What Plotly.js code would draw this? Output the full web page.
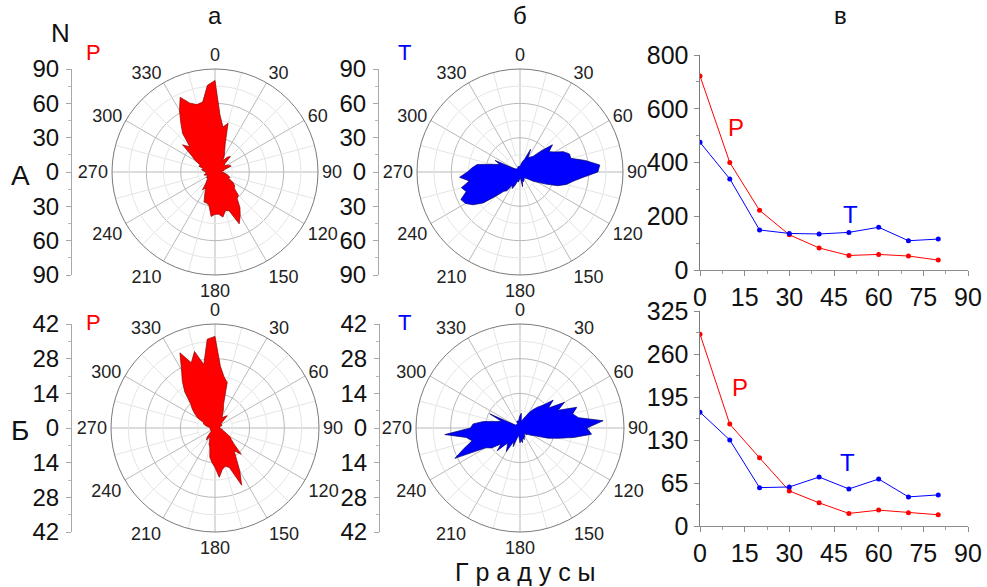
<!DOCTYPE html>
<html><head><meta charset="utf-8">
<script src="https://cdn.plot.ly/plotly-3.0.1.min.js"></script>
<style>html,body{margin:0;padding:0;background:#fff}</style>
</head><body>
<div id="chart" style="width:987px;height:587px"></div>
<script>
// ---- data ----
const angles = [0,5,10,15,20,25,30,35,40,45,50,55,60,65,70,75,80,85,90,95,100,105,110,115,120,125,130,135,140,145,150,155,160,165,170,175,180,185,190,195,200,205,210,215,220,225,230,235,240,245,250,255,260,265,270,275,280,285,290,295,300,305,310,315,320,325,330,335,340,345,350,355];
// row A, column a (P)
const rAP = [80,50,40,44,26,20,16,12,17,19,11,10,12,14,15,9,8,6,6,8,10,12,14,13,18,21,22,29,30,38,44,50,36,35,40,37,37,39,30,28,28,21,16,19,12,10,8,9,8,7,8,10,8,8,8,10,12,10,15,14,20,25,37,31,44,52,62,72,64,61,62,76];
// row A, column b (T)
const rAT = [5,6,8,10,12,22,14,16,18,26,37,31,35,42,46,46,58,70,68,55,47,42,35,25,18,14,10,8,7,6,7,8,9,8,13,6,5,7,9,8,12,16,13,20,22,30,42,50,55,57,50,53,45,53,46,42,38,26,19,24,6,5,4,4,4,4,4,4,5,5,5,5];
// row B, column a (P)
const rBP = [37,25,21,19,10,8,6,5,6,7,4,3,3,3,3,2,2,2,2,2,3,3,4,5,7,8,10,15,12,15,20,25.5,17,16,17,20,16,14,12,8,7,5,4,6,5,3,2,2,2,2,2,2,2,2,2,2,3,4,5,5,8,10,12,14,19,23,27,33.5,28,32,26,36];
// row B, column b (T)
const rBT = [5,6,3,3,4,5,7,9,11,13,17.5,14,20.7,17,24.4,22,24,33.7,27,29,22,16,12,8,6,5,4,4,3,3,4,4,5,4,6,5,6,4,3,4,8,6,11,9,8,13,10,14,16,29,24,20,22,30.5,20,19,15,10,8,13.5,3,2,2,2,2,2,2,3,3,3,3,4];

const angleTicks = [0,30,60,90,120,150,180,210,240,270,300,330];
const scaleAVals = [-90,-60,-30,0,30,60,90];
const scaleALabels = ['90','60','30','0','30','60','90'];
const scaleBVals = [-42,-28,-14,0,14,28,42];
const scaleBLabels = ['42','28','14','0','14','28','42'];

const dist = [0,10,20,30,40,50,60,70,80];
const lineAP = [722,400,222,131,82,54,58,52,37];
const lineAT = [475,339,149,136,134,140,159,109,115];
const lineBP = [290,154,103,53,35,19,24,20,17];
const lineBT = [172,130,58,59,74,56,71,44,47];
const distTicks = [0,15,30,45,60,75,90];
const lineATicks = [0,200,400,600,800];
const lineBTicks = [0,65,130,195,260,325];

// ---- layout helpers ----
const W = 987, H = 587;
const FONT = 'Arial, "Liberation Sans", sans-serif';
const px = v => v / W;
const py = v => 1 - v / H;

function polarLayout(cx, cy, R, rmax) {
  return {
    domain: {x: [px(cx - R), px(cx + R)], y: [py(cy + R), py(cy - R)]},
    bgcolor: 'rgba(0,0,0,0)',
    radialaxis: {range: [0, rmax], tickvals: [rmax/3, 2*rmax/3], showticklabels: false, ticks: '',
      showline: false, gridcolor: '#b9b9b9', gridwidth: 1},
    angularaxis: {direction: 'clockwise', rotation: 90, tickvals: angleTicks,
      ticktext: angleTicks.map(String), ticks: '', showline: true, linecolor: '#7a7a7a', linewidth: 1,
      gridcolor: '#b9b9b9', tickfont: {size: 18, color: '#222', family: FONT}}
  };
}

function minorGrid(sub, rmax) {
  const tr = [];
  const circ = [];
  for (let a = 0; a <= 360; a += 3) circ.push(a);
  [rmax/6, rmax/2, 5*rmax/6].forEach(r => {
    tr.push({type: 'scatterpolar', subplot: sub, mode: 'lines', r: circ.map(() => r), theta: circ,
      line: {color: '#e4e4e4', width: 1}, hoverinfo: 'skip', showlegend: false});
  });
  angleTicks.forEach(a => {
    tr.push({type: 'scatterpolar', subplot: sub, mode: 'lines', r: [rmax/6, rmax], theta: [a + 15, a + 15],
      line: {color: '#e4e4e4', width: 1}, hoverinfo: 'skip', showlegend: false});
  });
  return tr;
}

function rose(sub, r, fill, edge) {
  return {type: 'scatterpolar', subplot: sub, mode: 'lines', fill: 'toself',
    r: r.concat([r[0]]), theta: angles.concat([angles[0]]),
    fillcolor: fill, line: {color: edge, width: 0.7}, hoverinfo: 'skip', showlegend: false};
}

function scaleAxes(n, xpix, cy, R, rmax, vals, labels, minorStep) {
  const xa = {domain: [px(xpix), px(xpix + 1)], anchor: 'y' + n, visible: false, range: [0, 1], fixedrange: true};
  const minorVals = [];
  for (let v = -rmax + minorStep; v < rmax; v += 2 * minorStep) minorVals.push(v);
  const ya = {domain: [py(cy + R), py(cy - R)], anchor: 'x' + n, range: [-rmax, rmax],
    tickmode: 'array', tickvals: vals, ticktext: labels, showline: true, linecolor: '#a8a8a8', linewidth: 1,
    ticks: 'outside', ticklen: 5, tickcolor: '#a8a8a8', showgrid: false, zeroline: false,
    tickfont: {size: 24, color: '#111', family: FONT}, ticklabelstandoff: 2,
    minor: {tickvals: minorVals, ticks: 'outside', ticklen: 3, tickcolor: '#b8b8b8', showgrid: false}};
  return [xa, ya];
}

const data = [];
data.push(...minorGrid('polar', 90), rose('polar', rAP, '#ff0000', '#8b0000'));
data.push(...minorGrid('polar2', 90), rose('polar2', rAT, '#0000ff', '#000070'));
data.push(...minorGrid('polar3', 42), rose('polar3', rBP, '#ff0000', '#8b0000'));
data.push(...minorGrid('polar4', 42), rose('polar4', rBT, '#0000ff', '#000070'));

// invisible anchors for scale subplots
['', '2', '3', '4'].forEach(s => data.push({type: 'scatter', x: [0.5], y: [0], xaxis: 'x' + s, yaxis: 'y' + s,
  mode: 'markers', marker: {opacity: 0}, hoverinfo: 'skip', showlegend: false}));

function lineTrace(x, y, color, n) {
  return {type: 'scatter', x: x, y: y, xaxis: 'x' + n, yaxis: 'y' + n, mode: 'lines+markers',
    line: {color: color, width: 1}, marker: {color: color, size: 5}, hoverinfo: 'skip', showlegend: false};
}
data.push(lineTrace(dist, lineAP, '#ff0000', 5), lineTrace(dist, lineAT, '#0000ff', 5));
data.push(lineTrace(dist, lineBP, '#ff0000', 6), lineTrace(dist, lineBT, '#0000ff', 6));

const [sx1, sy1] = scaleAxes('', 72, 172, 103, 90, scaleAVals, scaleALabels, 15);
const [sx2, sy2] = scaleAxes('2', 379, 172, 103, 90, scaleAVals, scaleALabels, 15);
const [sx3, sy3] = scaleAxes('3', 72, 428, 104, 42, scaleBVals, scaleBLabels, 7);
const [sx4, sy4] = scaleAxes('4', 380, 428, 104, 42, scaleBVals, scaleBLabels, 7);

function lineX(n, ypix) {
  return {domain: [px(700), px(968)], anchor: 'y' + n, range: [0, 90], tickvals: distTicks,
    showline: true, linecolor: '#8c8c8c', linewidth: 1, ticks: 'outside', ticklen: 5, tickcolor: '#8c8c8c',
    showgrid: false, zeroline: false, tickfont: {size: 25, color: '#111', family: FONT},
    minor: {dtick: 7.5, tick0: 0, ticks: 'outside', ticklen: 3, tickcolor: '#9c9c9c', showgrid: false}};
}
function lineY(n, ytop, ybot, rmax, ticks, minorStep) {
  return {domain: [py(ybot), py(ytop)], anchor: 'x' + n, range: [0, rmax], tickvals: ticks,
    showline: true, linecolor: '#7c7c7c', linewidth: 1.5, ticks: 'outside', ticklen: 5, tickcolor: '#8c8c8c',
    showgrid: false, zeroline: false, tickfont: {size: 25, color: '#111', family: FONT},
    minor: {dtick: minorStep, tick0: 0, ticks: 'outside', ticklen: 3, tickcolor: '#9c9c9c', showgrid: false}};
}

function txt(x, y, s, size, color) {
  return {xref: 'paper', yref: 'paper', x: px(x), y: py(y), text: s, showarrow: false,
    xanchor: 'center', yanchor: 'middle', font: {size: size, color: color || '#111', family: FONT}};
}

const layout = {
  width: W, height: H, margin: {l: 0, r: 0, t: 0, b: 0}, paper_bgcolor: 'white', plot_bgcolor: 'white',
  showlegend: false,
  polar: polarLayout(215, 172, 103, 90),
  polar2: polarLayout(520, 172, 103, 90),
  polar3: polarLayout(215, 428, 104, 42),
  polar4: polarLayout(520, 428, 104, 42),
  xaxis: sx1, yaxis: sy1, xaxis2: sx2, yaxis2: sy2, xaxis3: sx3, yaxis3: sy3, xaxis4: sx4, yaxis4: sy4,
  xaxis5: lineX(5), yaxis5: lineY(5, 55, 270, 800, lineATicks, 100),
  xaxis6: lineX(6), yaxis6: lineY(6, 311, 526, 325, lineBTicks, 32.5),
  annotations: [
    txt(215, 15, 'а', 24), txt(520, 15, 'б', 24), txt(840, 15, 'в', 24),
    txt(60, 33, 'N', 26),
    txt(20, 175, 'А', 28), txt(20, 430, 'Б', 28),
    txt(93, 53, 'P', 22, '#ff0000'), txt(404, 53, 'T', 22, '#0000ff'),
    txt(93, 322, 'P', 22, '#ff0000'), txt(404, 322, 'T', 22, '#0000ff'),
    txt(736, 127, 'P', 24, '#ff0000'), txt(850, 215, 'T', 24, '#0000ff'),
    txt(740, 387, 'P', 24, '#ff0000'), txt(847, 463, 'T', 24, '#0000ff'),
    txt(525, 572, 'Г р а д у с ы', 25)
  ]
};

Plotly.newPlot('chart', data, layout, {staticPlot: true, displayModeBar: false});
</script>
</body></html>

---+---

◆ Your objective
Repeat the lines exactly as they stand, from the opening line of the data through the line with "const scaleBLabels = ['42','28','14','0','14','28','42'];". Pictures stay out of the copy.

◆ Finished exercise
What Plotly.js code would draw this? Output the full web page.
<!DOCTYPE html>
<html><head><meta charset="utf-8">
<script src="https://cdn.plot.ly/plotly-3.0.1.min.js"></script>
<style>html,body{margin:0;padding:0;background:#fff}</style>
</head><body>
<div id="chart" style="width:987px;height:587px"></div>
<script>
// ---- data ----
const angles = [0,5,10,15,20,25,30,35,40,45,50,55,60,65,70,75,80,85,90,95,100,105,110,115,120,125,130,135,140,145,150,155,160,165,170,175,180,185,190,195,200,205,210,215,220,225,230,235,240,245,250,255,260,265,270,275,280,285,290,295,300,305,310,315,320,325,330,335,340,345,350,355];
// row A, column a (P)
const rAP = [80,50,40,44,26,20,16,12,17,19,11,10,12,14,15,9,8,6,6,8,10,12,14,13,18,21,22,29,30,38,44,50,36,35,40,37,37,39,30,28,28,21,16,19,12,10,8,9,8,7,8,10,8,8,8,10,12,10,15,14,20,25,37,31,44,52,62,72,64,61,62,76];
// row A, column b (T)
const rAT = [5,6,8,10,12,22,14,16,18,26,37,31,35,42,46,46,58,70,68,55,47,42,35,25,18,14,10,8,7,6,7,8,9,8,13,6,5,7,9,8,12,16,13,20,22,30,42,50,55,57,50,53,45,53,46,42,38,26,19,24,6,5,4,4,4,4,4,4,5,5,5,5];
// row B, column a (P)
const rBP = [37,25,21,19,10,8,6,5,6,7,4,3,3,3,3,2,2,2,2,2,3,3,4,5,7,8,10,15,12,15,20,25.5,17,16,17,20,16,14,12,8,7,5,4,6,5,3,2,2,2,2,2,2,2,2,2,2,3,4,5,5,8,10,12,14,19,23,27,33.5,28,32,26,36];
// row B, column b (T)
const rBT = [5,6,3,3,4,5,7,9,11,13,17.5,14,20.7,17,24.4,22,24,33.7,27,29,22,16,12,8,6,5,4,4,3,3,4,4,5,4,6,5,6,4,3,4,8,6,11,9,8,13,10,14,16,29,24,20,22,30.5,20,19,15,10,8,13.5,3,2,2,2,2,2,2,3,3,3,3,4];

const angleTicks = [0,30,60,90,120,150,180,210,240,270,300,330];
const scaleAVals = [-90,-60,-30,0,30,60,90];
const scaleALabels = ['90','60','30','0','30','60','90'];
const scaleBVals = [-42,-28,-14,0,14,28,42];
const scaleBLabels = ['42','28','14','0','14','28','42'];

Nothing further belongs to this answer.